Sometimes I get no results, and sometimes I get the required results.
public class JsoupSelectorMain {
public static Elements getAlertsElements(Document document , String query)
{
return document.select(query);
}
public static void main(String args[]) throws ParseException {
Document doc = null;
try {
doc = Jsoup.connect("http://translink.com.au//travel-information/service-notices/25611/details").get();
} catch (IOException e) {
e.printStackTrace();
}
String str="#content-left-column > div.content";
Elements element = getAlertsElements(doc, str);
for(int i=0 ; i<element.size() ; i++){
System.out.println(element.get(i).toString());
System.out.println();
}
System.out.println("size=" + element.size());
}
}
I used timeout(0)
but it is not the issue. I also checked Jsoup known issues but couldn't find similar cases.
What i'm missing here?
Upvotes: 1
Views: 228
Reputation: 3159
I think its because the site detects it as a mobile user agent and perhaps that's what causing the inconsistency in your results.

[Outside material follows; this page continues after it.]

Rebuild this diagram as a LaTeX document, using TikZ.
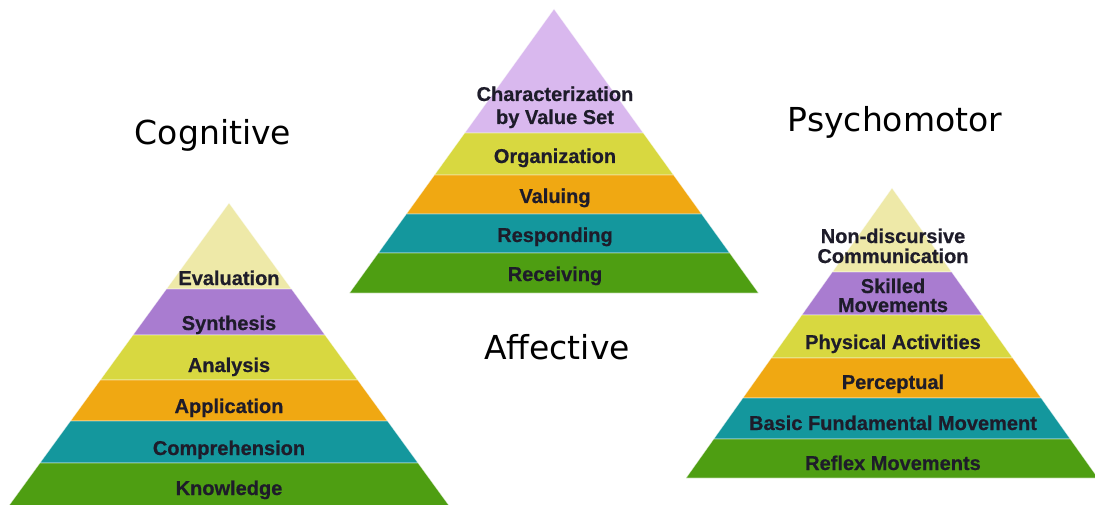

I created a new project on eclipse and in debug mode I found that the URL was changed to http://mobile.translink.com.au//travel-information/service-notices/25611/details
And then I changed this statement:
doc = Jsoup.connect("http://translink.com.au//travel-information/service-notices/25611/details").timeout(0).get();
To this:
doc = Jsoup.connect("http://translink.com.au//travel-information/service-notices/25611/details").timeout(0).userAgent("Chrome").get();
...So that it can detect it as Non-mobile/Desktop UA.
Upvotes: 1